## Given instruction
Single out each line with the word "diagram" and copy it.

## Data

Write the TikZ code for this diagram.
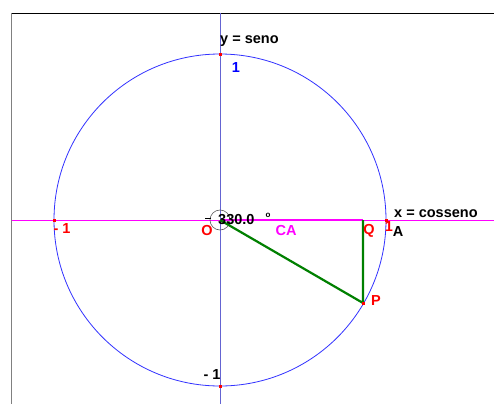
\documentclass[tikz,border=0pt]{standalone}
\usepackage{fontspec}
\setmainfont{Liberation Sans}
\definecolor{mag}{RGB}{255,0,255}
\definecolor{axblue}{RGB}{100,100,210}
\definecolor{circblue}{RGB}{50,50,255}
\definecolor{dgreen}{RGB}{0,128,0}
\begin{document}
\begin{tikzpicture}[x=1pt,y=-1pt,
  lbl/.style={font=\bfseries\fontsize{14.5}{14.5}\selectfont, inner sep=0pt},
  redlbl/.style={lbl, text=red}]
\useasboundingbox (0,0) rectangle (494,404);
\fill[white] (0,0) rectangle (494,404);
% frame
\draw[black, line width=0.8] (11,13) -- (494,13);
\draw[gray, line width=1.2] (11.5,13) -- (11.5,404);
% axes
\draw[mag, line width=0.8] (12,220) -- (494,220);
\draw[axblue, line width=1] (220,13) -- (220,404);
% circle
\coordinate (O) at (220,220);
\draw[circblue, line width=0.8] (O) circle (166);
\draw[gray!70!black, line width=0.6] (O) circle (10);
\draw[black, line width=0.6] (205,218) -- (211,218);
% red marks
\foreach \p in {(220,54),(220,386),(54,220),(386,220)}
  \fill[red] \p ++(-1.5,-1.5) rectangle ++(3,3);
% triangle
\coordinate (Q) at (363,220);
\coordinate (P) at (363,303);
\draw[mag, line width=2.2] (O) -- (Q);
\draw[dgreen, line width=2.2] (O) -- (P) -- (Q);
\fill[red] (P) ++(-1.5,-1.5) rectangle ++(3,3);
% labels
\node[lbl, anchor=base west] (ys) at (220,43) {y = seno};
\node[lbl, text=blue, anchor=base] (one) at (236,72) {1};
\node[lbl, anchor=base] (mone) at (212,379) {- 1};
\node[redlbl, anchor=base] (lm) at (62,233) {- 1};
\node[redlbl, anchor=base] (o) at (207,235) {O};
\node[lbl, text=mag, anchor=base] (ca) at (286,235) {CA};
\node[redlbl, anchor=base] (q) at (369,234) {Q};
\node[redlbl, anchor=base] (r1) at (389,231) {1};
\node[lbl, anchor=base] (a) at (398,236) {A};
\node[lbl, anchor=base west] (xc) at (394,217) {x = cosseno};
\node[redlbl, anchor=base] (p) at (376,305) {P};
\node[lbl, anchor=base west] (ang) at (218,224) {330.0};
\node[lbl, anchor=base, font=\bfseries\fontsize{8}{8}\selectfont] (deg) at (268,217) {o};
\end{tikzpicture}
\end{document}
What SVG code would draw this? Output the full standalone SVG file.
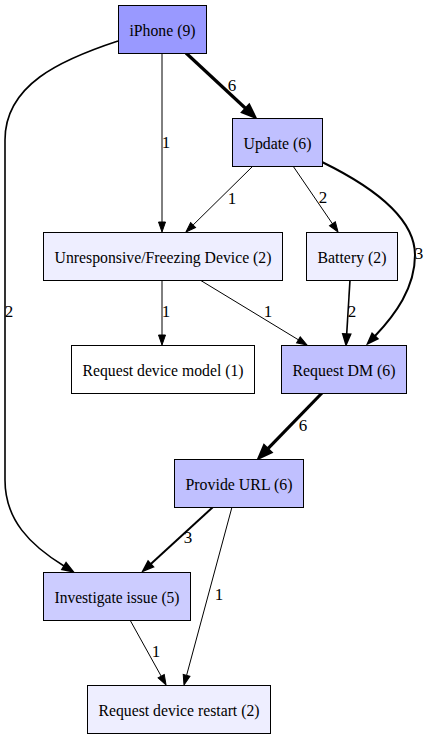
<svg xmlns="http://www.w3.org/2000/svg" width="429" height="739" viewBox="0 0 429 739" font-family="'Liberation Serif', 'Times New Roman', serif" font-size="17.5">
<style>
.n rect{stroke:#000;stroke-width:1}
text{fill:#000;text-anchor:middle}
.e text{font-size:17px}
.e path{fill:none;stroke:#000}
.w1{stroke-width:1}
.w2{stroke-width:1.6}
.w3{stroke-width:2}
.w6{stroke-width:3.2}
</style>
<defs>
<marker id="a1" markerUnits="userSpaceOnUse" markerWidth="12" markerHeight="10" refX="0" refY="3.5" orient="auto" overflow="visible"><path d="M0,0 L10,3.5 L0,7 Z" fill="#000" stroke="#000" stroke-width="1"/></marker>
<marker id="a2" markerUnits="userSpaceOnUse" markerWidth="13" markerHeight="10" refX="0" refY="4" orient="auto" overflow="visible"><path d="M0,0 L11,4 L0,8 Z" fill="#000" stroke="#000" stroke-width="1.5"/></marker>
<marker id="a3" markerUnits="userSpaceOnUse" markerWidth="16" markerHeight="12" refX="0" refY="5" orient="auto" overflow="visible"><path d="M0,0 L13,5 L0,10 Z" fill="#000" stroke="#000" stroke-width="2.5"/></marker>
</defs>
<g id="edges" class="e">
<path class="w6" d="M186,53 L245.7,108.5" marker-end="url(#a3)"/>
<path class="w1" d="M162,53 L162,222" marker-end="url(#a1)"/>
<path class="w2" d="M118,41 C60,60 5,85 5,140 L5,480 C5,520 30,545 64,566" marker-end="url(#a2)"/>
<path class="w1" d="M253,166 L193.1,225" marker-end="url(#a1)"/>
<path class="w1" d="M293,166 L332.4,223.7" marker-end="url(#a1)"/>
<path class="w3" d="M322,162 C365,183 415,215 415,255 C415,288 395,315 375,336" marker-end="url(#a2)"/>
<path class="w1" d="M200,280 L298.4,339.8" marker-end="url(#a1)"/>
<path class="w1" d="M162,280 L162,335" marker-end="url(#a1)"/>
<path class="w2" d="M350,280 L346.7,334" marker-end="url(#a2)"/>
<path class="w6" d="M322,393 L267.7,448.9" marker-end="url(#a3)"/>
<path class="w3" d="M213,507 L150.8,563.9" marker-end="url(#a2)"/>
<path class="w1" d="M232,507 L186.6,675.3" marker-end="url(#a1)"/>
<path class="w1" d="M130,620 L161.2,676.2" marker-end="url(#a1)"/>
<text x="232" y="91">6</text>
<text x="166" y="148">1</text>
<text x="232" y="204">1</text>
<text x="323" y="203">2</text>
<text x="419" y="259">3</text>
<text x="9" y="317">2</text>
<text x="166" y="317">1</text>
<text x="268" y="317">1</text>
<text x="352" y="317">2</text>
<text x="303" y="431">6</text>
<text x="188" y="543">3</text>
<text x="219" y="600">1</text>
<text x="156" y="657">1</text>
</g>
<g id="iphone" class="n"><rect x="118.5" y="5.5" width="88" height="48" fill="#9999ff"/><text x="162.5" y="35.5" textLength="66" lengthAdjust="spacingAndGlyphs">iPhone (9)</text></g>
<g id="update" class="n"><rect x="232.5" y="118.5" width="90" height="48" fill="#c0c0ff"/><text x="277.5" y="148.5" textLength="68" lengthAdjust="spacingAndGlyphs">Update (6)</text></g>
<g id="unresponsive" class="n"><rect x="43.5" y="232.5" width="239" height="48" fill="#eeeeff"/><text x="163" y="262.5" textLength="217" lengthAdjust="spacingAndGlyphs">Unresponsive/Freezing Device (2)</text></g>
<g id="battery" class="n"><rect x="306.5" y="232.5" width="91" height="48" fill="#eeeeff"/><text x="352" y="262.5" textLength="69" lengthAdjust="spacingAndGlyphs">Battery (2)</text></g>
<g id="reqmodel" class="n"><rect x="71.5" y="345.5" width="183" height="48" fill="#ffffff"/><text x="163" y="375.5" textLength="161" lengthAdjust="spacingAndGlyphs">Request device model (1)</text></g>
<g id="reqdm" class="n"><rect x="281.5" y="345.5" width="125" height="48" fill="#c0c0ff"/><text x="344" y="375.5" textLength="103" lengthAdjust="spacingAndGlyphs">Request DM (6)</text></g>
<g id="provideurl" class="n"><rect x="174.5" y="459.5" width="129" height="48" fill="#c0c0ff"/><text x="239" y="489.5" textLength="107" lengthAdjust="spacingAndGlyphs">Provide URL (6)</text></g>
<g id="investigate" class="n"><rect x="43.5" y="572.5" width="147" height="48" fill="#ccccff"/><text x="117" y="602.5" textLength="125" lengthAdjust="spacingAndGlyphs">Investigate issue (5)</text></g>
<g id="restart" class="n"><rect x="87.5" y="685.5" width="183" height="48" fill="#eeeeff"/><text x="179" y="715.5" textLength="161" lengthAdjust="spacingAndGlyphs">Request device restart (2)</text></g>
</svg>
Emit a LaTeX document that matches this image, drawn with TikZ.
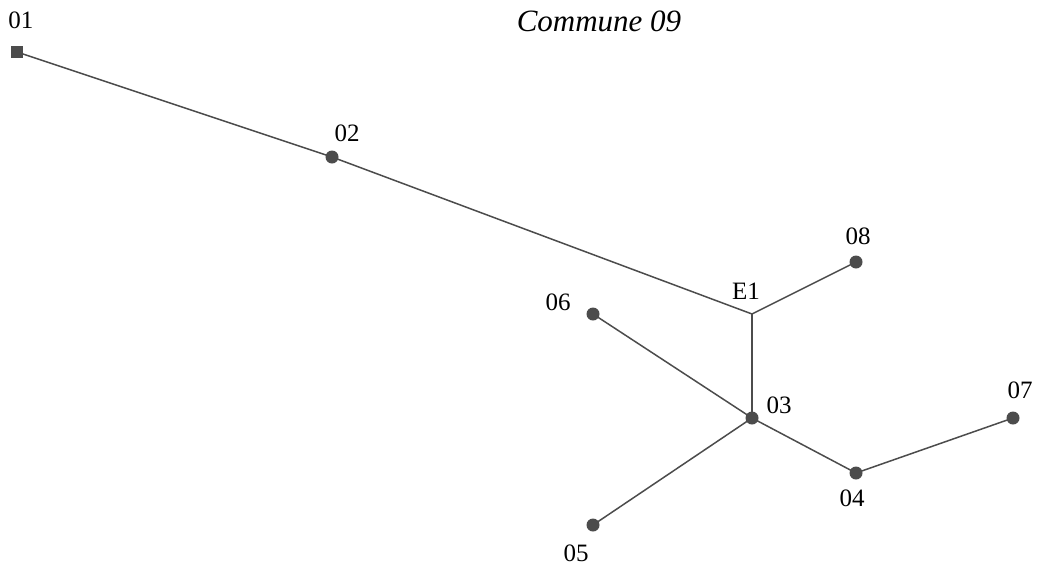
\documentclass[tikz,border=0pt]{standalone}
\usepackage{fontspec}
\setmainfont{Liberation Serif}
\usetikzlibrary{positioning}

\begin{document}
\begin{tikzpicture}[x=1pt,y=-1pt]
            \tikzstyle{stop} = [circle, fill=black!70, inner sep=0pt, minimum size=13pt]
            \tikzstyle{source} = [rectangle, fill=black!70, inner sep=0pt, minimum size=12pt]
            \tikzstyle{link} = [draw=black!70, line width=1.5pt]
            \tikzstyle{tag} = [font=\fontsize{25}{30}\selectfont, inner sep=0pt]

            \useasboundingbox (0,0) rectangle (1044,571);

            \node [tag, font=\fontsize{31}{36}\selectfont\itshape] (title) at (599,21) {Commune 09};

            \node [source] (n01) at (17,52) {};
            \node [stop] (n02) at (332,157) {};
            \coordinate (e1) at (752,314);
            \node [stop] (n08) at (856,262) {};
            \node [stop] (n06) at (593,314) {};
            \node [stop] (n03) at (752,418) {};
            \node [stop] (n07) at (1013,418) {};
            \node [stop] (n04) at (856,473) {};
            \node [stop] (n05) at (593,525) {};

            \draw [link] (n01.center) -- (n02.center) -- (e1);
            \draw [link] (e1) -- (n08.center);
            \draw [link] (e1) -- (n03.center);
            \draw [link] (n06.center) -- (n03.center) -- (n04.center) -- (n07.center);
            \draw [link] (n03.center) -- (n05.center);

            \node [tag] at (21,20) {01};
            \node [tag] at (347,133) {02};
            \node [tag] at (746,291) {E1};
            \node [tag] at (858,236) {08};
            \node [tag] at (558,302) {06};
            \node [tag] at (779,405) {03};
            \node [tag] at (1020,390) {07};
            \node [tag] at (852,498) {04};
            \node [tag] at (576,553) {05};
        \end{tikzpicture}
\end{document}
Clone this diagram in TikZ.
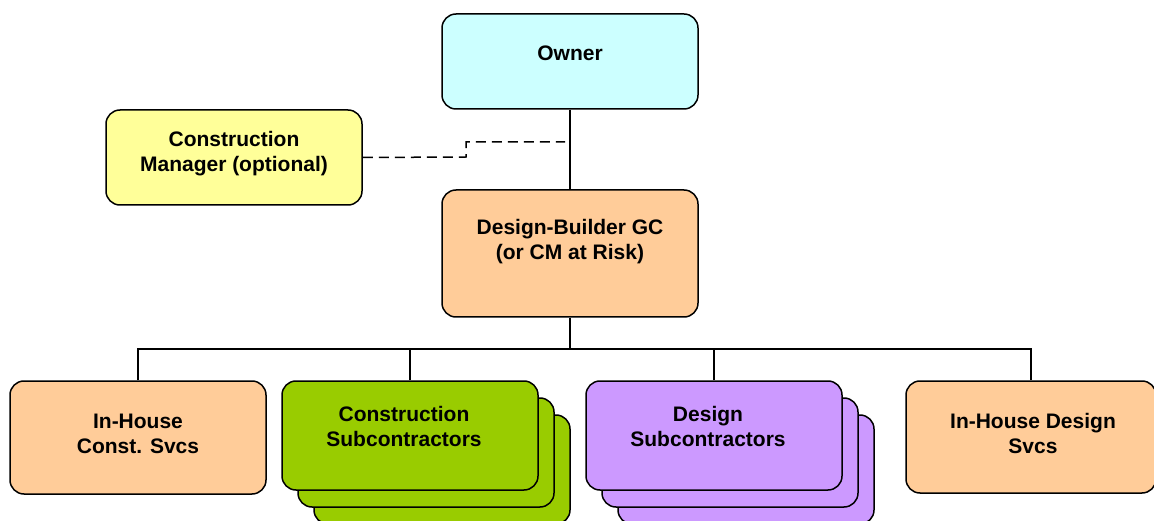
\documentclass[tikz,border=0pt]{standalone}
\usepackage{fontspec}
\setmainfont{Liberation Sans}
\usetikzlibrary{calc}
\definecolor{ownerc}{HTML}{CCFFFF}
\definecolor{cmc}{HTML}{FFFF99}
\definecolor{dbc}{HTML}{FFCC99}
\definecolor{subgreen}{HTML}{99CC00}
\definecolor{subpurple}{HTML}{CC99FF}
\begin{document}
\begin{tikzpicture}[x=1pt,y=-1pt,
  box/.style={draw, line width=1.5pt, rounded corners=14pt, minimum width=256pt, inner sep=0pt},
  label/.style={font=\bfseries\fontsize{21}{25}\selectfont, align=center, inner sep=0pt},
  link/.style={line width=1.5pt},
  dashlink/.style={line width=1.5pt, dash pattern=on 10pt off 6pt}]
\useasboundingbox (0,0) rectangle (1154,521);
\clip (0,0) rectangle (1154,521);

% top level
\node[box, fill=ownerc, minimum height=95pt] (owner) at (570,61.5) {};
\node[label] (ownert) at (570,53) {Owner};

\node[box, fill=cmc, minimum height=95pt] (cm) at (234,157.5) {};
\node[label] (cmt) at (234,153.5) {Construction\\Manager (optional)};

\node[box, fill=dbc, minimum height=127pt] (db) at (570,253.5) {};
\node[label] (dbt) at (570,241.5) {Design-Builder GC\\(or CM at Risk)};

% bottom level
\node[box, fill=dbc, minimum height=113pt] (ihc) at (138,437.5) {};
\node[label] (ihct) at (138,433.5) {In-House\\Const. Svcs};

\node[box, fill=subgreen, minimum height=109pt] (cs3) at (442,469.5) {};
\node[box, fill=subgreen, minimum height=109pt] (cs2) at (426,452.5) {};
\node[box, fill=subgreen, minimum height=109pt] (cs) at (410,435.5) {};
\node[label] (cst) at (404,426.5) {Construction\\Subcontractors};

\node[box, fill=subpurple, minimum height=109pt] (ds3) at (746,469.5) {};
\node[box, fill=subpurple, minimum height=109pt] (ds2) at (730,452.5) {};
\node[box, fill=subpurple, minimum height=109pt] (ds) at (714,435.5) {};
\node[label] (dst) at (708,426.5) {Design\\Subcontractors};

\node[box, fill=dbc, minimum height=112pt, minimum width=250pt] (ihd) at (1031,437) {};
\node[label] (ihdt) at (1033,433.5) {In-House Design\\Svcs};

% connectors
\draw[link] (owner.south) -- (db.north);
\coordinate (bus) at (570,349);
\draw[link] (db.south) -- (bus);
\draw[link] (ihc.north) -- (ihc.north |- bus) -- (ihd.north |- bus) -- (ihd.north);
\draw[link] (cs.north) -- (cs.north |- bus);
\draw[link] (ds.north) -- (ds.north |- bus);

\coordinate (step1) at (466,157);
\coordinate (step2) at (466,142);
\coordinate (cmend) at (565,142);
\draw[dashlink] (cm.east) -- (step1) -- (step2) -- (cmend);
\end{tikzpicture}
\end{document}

## Final result
Write the TikZ code for this diagram.
Clone this diagram in TikZ.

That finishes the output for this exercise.